#### WHAT YOU HAVE TO DO
Identify and reproduce every line holding the string "this".

[Source code of charts]
** start **

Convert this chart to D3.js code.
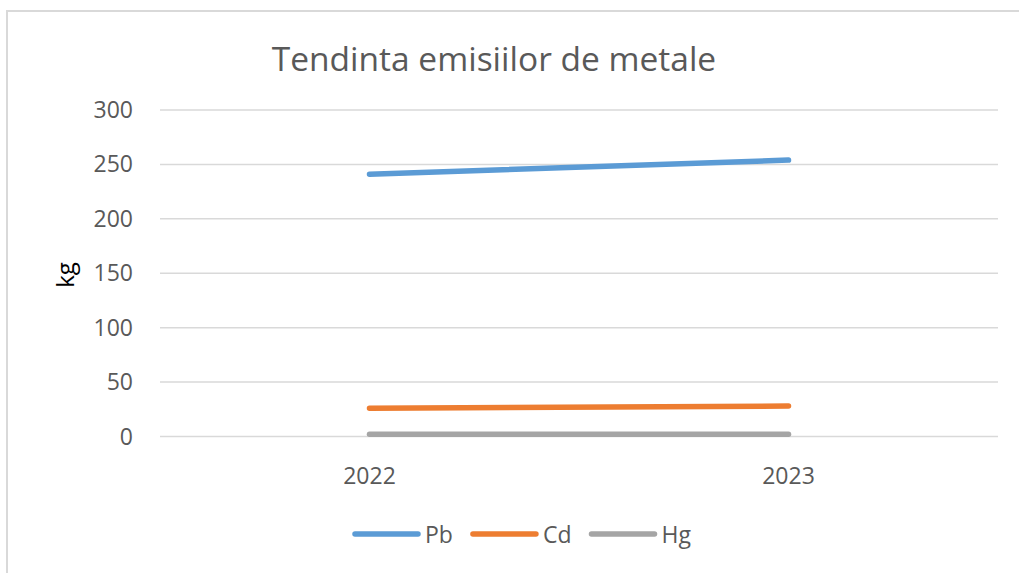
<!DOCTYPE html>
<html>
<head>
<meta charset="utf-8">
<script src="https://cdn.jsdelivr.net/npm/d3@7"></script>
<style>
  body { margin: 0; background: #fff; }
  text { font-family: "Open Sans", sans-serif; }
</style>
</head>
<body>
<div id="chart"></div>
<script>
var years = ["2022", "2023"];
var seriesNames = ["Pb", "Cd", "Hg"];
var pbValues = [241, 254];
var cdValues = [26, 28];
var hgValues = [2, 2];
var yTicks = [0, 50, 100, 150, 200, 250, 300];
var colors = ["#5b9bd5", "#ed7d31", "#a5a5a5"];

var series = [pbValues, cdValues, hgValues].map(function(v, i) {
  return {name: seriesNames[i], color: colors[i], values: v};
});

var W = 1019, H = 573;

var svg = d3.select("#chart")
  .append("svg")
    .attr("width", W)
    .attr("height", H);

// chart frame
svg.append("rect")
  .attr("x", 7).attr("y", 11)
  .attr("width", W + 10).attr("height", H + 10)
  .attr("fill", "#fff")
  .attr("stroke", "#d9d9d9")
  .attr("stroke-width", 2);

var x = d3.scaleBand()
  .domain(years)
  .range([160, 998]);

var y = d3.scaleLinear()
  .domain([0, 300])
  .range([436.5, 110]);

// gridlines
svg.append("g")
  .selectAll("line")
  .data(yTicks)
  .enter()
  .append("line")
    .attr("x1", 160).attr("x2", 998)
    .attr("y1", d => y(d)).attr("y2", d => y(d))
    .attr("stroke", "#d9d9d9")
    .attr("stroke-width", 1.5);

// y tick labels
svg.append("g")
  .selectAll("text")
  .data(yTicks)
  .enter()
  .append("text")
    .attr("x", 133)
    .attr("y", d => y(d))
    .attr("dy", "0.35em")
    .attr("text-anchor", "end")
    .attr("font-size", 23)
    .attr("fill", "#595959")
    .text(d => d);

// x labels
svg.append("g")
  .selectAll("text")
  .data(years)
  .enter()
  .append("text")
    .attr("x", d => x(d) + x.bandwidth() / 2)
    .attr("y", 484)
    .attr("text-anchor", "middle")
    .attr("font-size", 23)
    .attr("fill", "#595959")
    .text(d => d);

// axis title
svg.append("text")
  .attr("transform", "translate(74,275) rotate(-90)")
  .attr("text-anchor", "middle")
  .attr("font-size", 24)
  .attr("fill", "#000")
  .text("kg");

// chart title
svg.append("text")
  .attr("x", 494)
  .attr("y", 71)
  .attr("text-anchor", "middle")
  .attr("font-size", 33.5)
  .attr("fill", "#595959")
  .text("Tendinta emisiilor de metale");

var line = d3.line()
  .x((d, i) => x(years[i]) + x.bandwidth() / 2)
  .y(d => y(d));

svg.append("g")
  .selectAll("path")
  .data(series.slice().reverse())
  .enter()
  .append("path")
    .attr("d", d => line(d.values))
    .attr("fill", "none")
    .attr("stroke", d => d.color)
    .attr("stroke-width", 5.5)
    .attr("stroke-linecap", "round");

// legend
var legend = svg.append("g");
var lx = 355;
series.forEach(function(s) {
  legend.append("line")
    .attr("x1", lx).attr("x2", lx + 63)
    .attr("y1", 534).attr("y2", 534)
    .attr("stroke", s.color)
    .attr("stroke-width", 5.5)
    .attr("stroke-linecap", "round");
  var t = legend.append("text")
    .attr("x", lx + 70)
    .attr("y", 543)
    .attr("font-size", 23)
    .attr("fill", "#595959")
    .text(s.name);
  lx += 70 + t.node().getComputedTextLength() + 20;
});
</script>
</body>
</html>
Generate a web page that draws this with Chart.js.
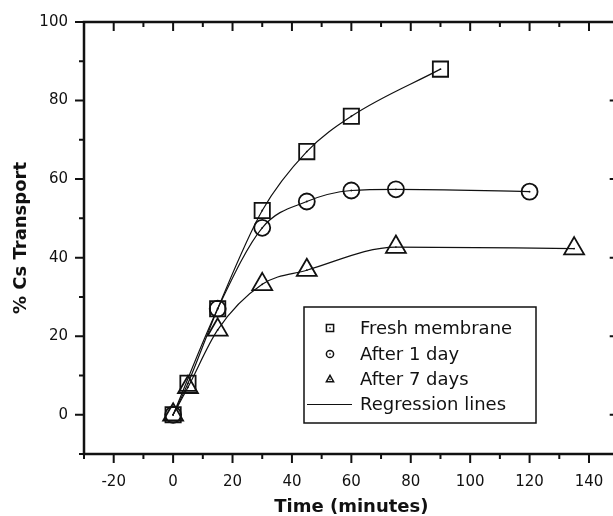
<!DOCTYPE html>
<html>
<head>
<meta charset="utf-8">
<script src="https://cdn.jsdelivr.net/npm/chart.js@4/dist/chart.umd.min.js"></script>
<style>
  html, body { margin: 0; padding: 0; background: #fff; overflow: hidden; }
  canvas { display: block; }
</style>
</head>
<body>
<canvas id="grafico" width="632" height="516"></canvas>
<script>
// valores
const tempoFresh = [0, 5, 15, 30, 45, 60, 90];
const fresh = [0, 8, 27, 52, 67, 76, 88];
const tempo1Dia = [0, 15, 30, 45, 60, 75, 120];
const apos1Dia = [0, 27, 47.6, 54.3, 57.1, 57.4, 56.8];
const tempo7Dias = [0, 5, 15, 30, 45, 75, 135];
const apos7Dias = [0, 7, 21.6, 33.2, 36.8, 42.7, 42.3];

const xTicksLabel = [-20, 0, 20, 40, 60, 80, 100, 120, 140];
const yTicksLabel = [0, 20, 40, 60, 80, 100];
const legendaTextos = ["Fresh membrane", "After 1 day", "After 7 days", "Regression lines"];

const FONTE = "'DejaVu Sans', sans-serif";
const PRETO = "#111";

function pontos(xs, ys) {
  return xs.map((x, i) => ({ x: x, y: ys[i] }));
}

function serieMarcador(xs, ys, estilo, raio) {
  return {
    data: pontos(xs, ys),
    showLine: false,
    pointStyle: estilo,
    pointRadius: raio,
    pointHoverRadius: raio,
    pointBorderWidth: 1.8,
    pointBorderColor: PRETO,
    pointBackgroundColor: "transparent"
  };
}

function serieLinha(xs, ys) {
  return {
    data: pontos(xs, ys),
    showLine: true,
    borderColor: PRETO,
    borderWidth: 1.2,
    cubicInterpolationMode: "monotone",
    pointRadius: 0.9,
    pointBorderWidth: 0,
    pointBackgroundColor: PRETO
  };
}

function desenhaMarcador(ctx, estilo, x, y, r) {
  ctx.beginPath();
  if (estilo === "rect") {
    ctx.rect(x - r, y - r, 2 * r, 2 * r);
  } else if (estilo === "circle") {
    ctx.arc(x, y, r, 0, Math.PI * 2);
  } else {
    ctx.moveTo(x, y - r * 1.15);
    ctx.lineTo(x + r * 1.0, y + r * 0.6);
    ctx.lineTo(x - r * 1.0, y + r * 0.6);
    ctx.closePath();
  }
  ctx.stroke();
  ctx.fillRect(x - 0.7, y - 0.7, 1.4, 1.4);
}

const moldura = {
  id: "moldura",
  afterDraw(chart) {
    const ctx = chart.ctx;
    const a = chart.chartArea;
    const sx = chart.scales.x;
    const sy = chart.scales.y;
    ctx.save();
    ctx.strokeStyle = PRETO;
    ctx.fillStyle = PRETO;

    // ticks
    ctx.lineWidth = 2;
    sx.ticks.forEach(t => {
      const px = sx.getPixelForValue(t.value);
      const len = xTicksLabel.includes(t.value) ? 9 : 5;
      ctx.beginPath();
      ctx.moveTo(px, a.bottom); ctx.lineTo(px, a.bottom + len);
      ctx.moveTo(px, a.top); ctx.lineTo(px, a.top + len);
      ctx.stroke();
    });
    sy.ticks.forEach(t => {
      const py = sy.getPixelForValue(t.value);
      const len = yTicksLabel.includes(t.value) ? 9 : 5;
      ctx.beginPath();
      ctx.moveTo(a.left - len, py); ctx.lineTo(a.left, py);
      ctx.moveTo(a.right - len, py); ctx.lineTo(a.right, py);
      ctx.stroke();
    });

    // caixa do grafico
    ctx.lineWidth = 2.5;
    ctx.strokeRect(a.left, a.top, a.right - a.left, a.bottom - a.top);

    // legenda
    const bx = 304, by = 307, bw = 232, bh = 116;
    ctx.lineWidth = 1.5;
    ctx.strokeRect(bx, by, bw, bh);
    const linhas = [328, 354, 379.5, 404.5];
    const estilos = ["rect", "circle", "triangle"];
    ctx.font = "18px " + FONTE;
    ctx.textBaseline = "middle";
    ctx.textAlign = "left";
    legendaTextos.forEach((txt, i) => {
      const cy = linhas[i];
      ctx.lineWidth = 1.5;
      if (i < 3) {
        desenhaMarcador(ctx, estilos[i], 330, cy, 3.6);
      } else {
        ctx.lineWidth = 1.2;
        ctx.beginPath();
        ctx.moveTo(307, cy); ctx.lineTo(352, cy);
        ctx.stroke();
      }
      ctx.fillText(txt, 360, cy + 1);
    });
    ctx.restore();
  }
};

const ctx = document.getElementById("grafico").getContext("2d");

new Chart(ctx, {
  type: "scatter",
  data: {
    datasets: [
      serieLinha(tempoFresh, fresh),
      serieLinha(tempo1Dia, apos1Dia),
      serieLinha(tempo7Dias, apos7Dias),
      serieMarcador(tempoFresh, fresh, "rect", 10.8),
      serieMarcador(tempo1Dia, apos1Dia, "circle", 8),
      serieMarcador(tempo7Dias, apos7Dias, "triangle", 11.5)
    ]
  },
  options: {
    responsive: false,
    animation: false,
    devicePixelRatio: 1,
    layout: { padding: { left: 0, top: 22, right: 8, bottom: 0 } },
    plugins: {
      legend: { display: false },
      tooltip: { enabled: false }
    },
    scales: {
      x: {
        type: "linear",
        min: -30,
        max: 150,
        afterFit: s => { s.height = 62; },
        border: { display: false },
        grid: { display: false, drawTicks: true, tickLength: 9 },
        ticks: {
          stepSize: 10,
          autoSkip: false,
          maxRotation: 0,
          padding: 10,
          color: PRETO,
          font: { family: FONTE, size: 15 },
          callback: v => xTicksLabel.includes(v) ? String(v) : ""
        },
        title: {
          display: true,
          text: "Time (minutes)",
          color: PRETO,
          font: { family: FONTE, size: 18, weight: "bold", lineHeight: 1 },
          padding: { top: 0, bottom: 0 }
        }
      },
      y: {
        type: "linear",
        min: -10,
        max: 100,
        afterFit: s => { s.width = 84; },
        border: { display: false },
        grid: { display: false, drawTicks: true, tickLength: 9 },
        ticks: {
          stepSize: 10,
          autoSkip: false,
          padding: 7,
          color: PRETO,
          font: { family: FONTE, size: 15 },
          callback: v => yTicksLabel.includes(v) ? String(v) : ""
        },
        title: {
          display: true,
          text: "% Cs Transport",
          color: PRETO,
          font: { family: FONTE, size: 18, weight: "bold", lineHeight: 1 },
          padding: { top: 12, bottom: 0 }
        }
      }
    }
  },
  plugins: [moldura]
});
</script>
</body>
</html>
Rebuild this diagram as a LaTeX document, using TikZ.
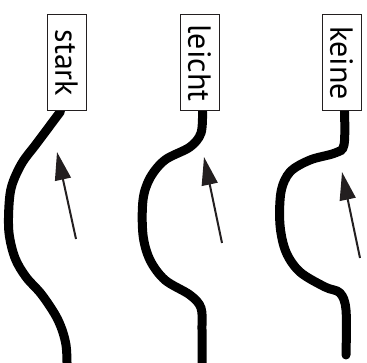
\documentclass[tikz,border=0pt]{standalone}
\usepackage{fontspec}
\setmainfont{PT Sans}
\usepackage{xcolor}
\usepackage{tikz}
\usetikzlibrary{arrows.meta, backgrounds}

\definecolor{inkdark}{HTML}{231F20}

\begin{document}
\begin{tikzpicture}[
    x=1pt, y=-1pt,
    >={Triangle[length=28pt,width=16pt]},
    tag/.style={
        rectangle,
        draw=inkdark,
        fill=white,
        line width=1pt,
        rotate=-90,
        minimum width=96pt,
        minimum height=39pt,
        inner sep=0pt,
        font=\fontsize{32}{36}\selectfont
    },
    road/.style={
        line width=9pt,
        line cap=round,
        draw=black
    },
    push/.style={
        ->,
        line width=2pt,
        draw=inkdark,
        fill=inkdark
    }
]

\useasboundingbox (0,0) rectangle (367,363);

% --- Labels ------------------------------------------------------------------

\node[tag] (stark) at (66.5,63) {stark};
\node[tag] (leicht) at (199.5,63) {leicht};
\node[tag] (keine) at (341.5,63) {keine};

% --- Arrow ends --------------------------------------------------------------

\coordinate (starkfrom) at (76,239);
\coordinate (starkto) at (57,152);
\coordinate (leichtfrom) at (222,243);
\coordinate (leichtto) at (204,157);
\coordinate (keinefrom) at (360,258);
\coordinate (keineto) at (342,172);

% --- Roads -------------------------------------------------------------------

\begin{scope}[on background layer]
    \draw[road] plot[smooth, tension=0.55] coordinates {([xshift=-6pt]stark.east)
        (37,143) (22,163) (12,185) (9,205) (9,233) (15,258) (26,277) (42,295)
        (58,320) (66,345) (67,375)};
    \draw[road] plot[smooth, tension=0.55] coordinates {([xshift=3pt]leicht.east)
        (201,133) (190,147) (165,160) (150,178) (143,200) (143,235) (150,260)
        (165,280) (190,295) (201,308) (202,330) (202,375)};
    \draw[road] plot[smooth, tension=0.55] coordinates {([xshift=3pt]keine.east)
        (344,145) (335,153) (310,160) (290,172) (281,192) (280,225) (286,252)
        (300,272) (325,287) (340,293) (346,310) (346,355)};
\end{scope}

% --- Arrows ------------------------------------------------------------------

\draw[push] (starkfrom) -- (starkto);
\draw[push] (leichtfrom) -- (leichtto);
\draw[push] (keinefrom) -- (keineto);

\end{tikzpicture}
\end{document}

** end **

#### CORRECT OUTPUT
Convert this chart to D3.js code.
Generate a web page that draws this with Chart.js.
Rebuild this diagram as a LaTeX document, using TikZ.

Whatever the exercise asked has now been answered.